Exercise :: Transcribe everything in the data word for word. Pictures are left out.

Information shown ::
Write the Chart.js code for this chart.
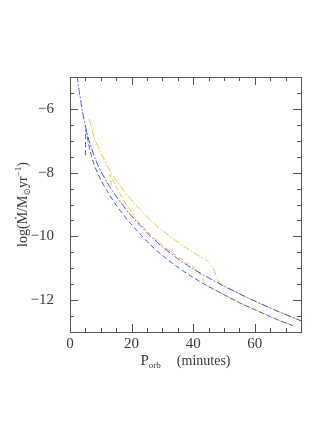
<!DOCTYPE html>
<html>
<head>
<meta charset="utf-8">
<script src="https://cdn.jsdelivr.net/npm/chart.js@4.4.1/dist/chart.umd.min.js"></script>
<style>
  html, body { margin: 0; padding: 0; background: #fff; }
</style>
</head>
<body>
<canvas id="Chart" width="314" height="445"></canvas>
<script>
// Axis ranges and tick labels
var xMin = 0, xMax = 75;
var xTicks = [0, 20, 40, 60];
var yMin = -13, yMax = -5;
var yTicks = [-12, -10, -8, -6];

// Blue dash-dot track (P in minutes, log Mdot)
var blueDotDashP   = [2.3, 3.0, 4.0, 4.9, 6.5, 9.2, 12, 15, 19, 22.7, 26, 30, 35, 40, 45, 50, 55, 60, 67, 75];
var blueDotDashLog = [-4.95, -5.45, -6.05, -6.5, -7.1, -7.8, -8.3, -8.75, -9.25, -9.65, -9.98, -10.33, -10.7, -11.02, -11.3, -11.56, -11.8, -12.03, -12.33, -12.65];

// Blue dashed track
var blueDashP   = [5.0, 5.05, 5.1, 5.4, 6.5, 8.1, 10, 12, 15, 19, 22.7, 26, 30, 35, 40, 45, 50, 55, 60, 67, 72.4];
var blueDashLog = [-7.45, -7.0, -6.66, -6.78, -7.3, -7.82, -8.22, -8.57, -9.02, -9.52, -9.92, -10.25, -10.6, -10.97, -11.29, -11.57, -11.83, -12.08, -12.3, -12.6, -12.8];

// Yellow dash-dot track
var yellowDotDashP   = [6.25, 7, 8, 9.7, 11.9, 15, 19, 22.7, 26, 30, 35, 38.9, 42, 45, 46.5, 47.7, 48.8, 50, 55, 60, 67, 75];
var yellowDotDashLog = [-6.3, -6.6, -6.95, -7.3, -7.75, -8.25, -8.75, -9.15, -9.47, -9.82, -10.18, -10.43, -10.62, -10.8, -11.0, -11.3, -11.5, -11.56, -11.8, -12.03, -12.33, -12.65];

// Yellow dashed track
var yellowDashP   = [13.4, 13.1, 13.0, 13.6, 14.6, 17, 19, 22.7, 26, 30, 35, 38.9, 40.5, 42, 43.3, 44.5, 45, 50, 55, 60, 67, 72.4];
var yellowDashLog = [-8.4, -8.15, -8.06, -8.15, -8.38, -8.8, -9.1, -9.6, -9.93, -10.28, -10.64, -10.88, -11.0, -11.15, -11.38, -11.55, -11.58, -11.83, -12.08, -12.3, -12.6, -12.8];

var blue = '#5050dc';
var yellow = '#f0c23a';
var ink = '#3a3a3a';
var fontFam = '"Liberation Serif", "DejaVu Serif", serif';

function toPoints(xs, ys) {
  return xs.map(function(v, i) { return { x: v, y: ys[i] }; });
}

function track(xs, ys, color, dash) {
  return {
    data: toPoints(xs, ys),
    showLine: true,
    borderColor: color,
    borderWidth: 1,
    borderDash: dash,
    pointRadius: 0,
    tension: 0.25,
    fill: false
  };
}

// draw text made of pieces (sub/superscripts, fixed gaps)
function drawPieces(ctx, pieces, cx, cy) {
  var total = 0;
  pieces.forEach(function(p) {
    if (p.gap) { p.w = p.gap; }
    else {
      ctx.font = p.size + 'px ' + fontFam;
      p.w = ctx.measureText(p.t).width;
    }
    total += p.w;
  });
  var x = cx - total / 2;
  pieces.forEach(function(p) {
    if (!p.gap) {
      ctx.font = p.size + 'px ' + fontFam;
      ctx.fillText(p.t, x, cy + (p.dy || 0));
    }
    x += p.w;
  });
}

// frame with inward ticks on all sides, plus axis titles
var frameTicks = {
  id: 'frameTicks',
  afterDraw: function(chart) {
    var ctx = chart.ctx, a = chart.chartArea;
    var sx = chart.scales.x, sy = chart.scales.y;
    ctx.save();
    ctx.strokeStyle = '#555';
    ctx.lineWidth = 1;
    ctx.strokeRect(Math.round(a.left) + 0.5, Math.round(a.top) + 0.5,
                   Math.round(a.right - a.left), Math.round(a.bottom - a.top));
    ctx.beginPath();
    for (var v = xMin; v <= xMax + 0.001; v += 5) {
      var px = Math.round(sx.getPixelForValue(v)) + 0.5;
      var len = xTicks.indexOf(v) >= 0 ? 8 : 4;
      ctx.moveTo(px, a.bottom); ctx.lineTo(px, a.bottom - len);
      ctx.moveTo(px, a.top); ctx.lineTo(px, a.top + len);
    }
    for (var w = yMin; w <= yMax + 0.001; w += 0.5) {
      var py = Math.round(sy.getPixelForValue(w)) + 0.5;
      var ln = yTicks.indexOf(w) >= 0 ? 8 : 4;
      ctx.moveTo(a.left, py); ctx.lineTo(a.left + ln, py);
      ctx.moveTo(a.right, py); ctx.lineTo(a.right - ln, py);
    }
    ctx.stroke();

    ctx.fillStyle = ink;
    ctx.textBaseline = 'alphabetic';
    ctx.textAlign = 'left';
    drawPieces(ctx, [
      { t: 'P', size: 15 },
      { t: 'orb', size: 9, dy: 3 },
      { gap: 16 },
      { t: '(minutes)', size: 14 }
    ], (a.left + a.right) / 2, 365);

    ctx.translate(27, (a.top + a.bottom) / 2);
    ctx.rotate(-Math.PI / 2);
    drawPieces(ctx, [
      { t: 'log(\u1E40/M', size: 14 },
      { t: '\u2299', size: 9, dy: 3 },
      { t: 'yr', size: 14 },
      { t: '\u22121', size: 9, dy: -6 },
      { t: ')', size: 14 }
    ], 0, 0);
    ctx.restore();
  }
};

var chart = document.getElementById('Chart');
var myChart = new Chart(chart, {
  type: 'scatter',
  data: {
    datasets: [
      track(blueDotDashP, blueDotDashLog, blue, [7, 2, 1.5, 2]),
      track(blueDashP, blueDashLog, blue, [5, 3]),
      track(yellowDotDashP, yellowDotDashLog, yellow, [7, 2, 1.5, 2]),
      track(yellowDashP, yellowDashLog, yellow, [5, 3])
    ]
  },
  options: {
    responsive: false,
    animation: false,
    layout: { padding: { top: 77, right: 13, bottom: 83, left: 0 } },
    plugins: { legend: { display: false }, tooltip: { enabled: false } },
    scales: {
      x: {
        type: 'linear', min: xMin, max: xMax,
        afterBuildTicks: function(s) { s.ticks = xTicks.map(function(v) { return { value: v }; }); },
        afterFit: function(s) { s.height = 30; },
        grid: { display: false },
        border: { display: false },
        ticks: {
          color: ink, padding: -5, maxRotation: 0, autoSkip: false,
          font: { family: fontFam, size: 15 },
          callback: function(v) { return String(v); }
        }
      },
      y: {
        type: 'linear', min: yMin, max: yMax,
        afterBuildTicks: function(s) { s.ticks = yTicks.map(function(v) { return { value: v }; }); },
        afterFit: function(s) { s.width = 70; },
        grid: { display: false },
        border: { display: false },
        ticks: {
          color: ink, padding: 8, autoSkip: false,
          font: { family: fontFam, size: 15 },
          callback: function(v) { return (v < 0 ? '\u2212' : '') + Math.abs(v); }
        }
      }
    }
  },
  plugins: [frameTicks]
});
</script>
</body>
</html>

Solution ::
Write the Chart.js code for this chart.
<!DOCTYPE html>
<html>
<head>
<meta charset="utf-8">
<script src="https://cdn.jsdelivr.net/npm/chart.js@4.4.1/dist/chart.umd.min.js"></script>
<style>
  html, body { margin: 0; padding: 0; background: #fff; }
</style>
</head>
<body>
<canvas id="Chart" width="314" height="445"></canvas>
<script>
// Axis ranges and tick labels
var xMin = 0, xMax = 75;
var xTicks = [0, 20, 40, 60];
var yMin = -13, yMax = -5;
var yTicks = [-12, -10, -8, -6];

// Blue dash-dot track (P in minutes, log Mdot)
var blueDotDashP   = [2.3, 3.0, 4.0, 4.9, 6.5, 9.2, 12, 15, 19, 22.7, 26, 30, 35, 40, 45, 50, 55, 60, 67, 75];
var blueDotDashLog = [-4.95, -5.45, -6.05, -6.5, -7.1, -7.8, -8.3, -8.75, -9.25, -9.65, -9.98, -10.33, -10.7, -11.02, -11.3, -11.56, -11.8, -12.03, -12.33, -12.65];

// Blue dashed track
var blueDashP   = [5.0, 5.05, 5.1, 5.4, 6.5, 8.1, 10, 12, 15, 19, 22.7, 26, 30, 35, 40, 45, 50, 55, 60, 67, 72.4];
var blueDashLog = [-7.45, -7.0, -6.66, -6.78, -7.3, -7.82, -8.22, -8.57, -9.02, -9.52, -9.92, -10.25, -10.6, -10.97, -11.29, -11.57, -11.83, -12.08, -12.3, -12.6, -12.8];

// Yellow dash-dot track
var yellowDotDashP   = [6.25, 7, 8, 9.7, 11.9, 15, 19, 22.7, 26, 30, 35, 38.9, 42, 45, 46.5, 47.7, 48.8, 50, 55, 60, 67, 75];
var yellowDotDashLog = [-6.3, -6.6, -6.95, -7.3, -7.75, -8.25, -8.75, -9.15, -9.47, -9.82, -10.18, -10.43, -10.62, -10.8, -11.0, -11.3, -11.5, -11.56, -11.8, -12.03, -12.33, -12.65];

// Yellow dashed track
var yellowDashP   = [13.4, 13.1, 13.0, 13.6, 14.6, 17, 19, 22.7, 26, 30, 35, 38.9, 40.5, 42, 43.3, 44.5, 45, 50, 55, 60, 67, 72.4];
var yellowDashLog = [-8.4, -8.15, -8.06, -8.15, -8.38, -8.8, -9.1, -9.6, -9.93, -10.28, -10.64, -10.88, -11.0, -11.15, -11.38, -11.55, -11.58, -11.83, -12.08, -12.3, -12.6, -12.8];

var blue = '#5050dc';
var yellow = '#f0c23a';
var ink = '#3a3a3a';
var fontFam = '"Liberation Serif", "DejaVu Serif", serif';

function toPoints(xs, ys) {
  return xs.map(function(v, i) { return { x: v, y: ys[i] }; });
}

function track(xs, ys, color, dash) {
  return {
    data: toPoints(xs, ys),
    showLine: true,
    borderColor: color,
    borderWidth: 1,
    borderDash: dash,
    pointRadius: 0,
    tension: 0.25,
    fill: false
  };
}

// draw text made of pieces (sub/superscripts, fixed gaps)
function drawPieces(ctx, pieces, cx, cy) {
  var total = 0;
  pieces.forEach(function(p) {
    if (p.gap) { p.w = p.gap; }
    else {
      ctx.font = p.size + 'px ' + fontFam;
      p.w = ctx.measureText(p.t).width;
    }
    total += p.w;
  });
  var x = cx - total / 2;
  pieces.forEach(function(p) {
    if (!p.gap) {
      ctx.font = p.size + 'px ' + fontFam;
      ctx.fillText(p.t, x, cy + (p.dy || 0));
    }
    x += p.w;
  });
}

// frame with inward ticks on all sides, plus axis titles
var frameTicks = {
  id: 'frameTicks',
  afterDraw: function(chart) {
    var ctx = chart.ctx, a = chart.chartArea;
    var sx = chart.scales.x, sy = chart.scales.y;
    ctx.save();
    ctx.strokeStyle = '#555';
    ctx.lineWidth = 1;
    ctx.strokeRect(Math.round(a.left) + 0.5, Math.round(a.top) + 0.5,
                   Math.round(a.right - a.left), Math.round(a.bottom - a.top));
    ctx.beginPath();
    for (var v = xMin; v <= xMax + 0.001; v += 5) {
      var px = Math.round(sx.getPixelForValue(v)) + 0.5;
      var len = xTicks.indexOf(v) >= 0 ? 8 : 4;
      ctx.moveTo(px, a.bottom); ctx.lineTo(px, a.bottom - len);
      ctx.moveTo(px, a.top); ctx.lineTo(px, a.top + len);
    }
    for (var w = yMin; w <= yMax + 0.001; w += 0.5) {
      var py = Math.round(sy.getPixelForValue(w)) + 0.5;
      var ln = yTicks.indexOf(w) >= 0 ? 8 : 4;
      ctx.moveTo(a.left, py); ctx.lineTo(a.left + ln, py);
      ctx.moveTo(a.right, py); ctx.lineTo(a.right - ln, py);
    }
    ctx.stroke();

    ctx.fillStyle = ink;
    ctx.textBaseline = 'alphabetic';
    ctx.textAlign = 'left';
    drawPieces(ctx, [
      { t: 'P', size: 15 },
      { t: 'orb', size: 9, dy: 3 },
      { gap: 16 },
      { t: '(minutes)', size: 14 }
    ], (a.left + a.right) / 2, 365);

    ctx.translate(27, (a.top + a.bottom) / 2);
    ctx.rotate(-Math.PI / 2);
    drawPieces(ctx, [
      { t: 'log(\u1E40/M', size: 14 },
      { t: '\u2299', size: 9, dy: 3 },
      { t: 'yr', size: 14 },
      { t: '\u22121', size: 9, dy: -6 },
      { t: ')', size: 14 }
    ], 0, 0);
    ctx.restore();
  }
};

var chart = document.getElementById('Chart');
var myChart = new Chart(chart, {
  type: 'scatter',
  data: {
    datasets: [
      track(blueDotDashP, blueDotDashLog, blue, [7, 2, 1.5, 2]),
      track(blueDashP, blueDashLog, blue, [5, 3]),
      track(yellowDotDashP, yellowDotDashLog, yellow, [7, 2, 1.5, 2]),
      track(yellowDashP, yellowDashLog, yellow, [5, 3])
    ]
  },
  options: {
    responsive: false,
    animation: false,
    layout: { padding: { top: 77, right: 13, bottom: 83, left: 0 } },
    plugins: { legend: { display: false }, tooltip: { enabled: false } },
    scales: {
      x: {
        type: 'linear', min: xMin, max: xMax,
        afterBuildTicks: function(s) { s.ticks = xTicks.map(function(v) { return { value: v }; }); },
        afterFit: function(s) { s.height = 30; },
        grid: { display: false },
        border: { display: false },
        ticks: {
          color: ink, padding: -5, maxRotation: 0, autoSkip: false,
          font: { family: fontFam, size: 15 },
          callback: function(v) { return String(v); }
        }
      },
      y: {
        type: 'linear', min: yMin, max: yMax,
        afterBuildTicks: function(s) { s.ticks = yTicks.map(function(v) { return { value: v }; }); },
        afterFit: function(s) { s.width = 70; },
        grid: { display: false },
        border: { display: false },
        ticks: {
          color: ink, padding: 8, autoSkip: false,
          font: { family: fontFam, size: 15 },
          callback: function(v) { return (v < 0 ? '\u2212' : '') + Math.abs(v); }
        }
      }
    }
  },
  plugins: [frameTicks]
});
</script>
</body>
</html>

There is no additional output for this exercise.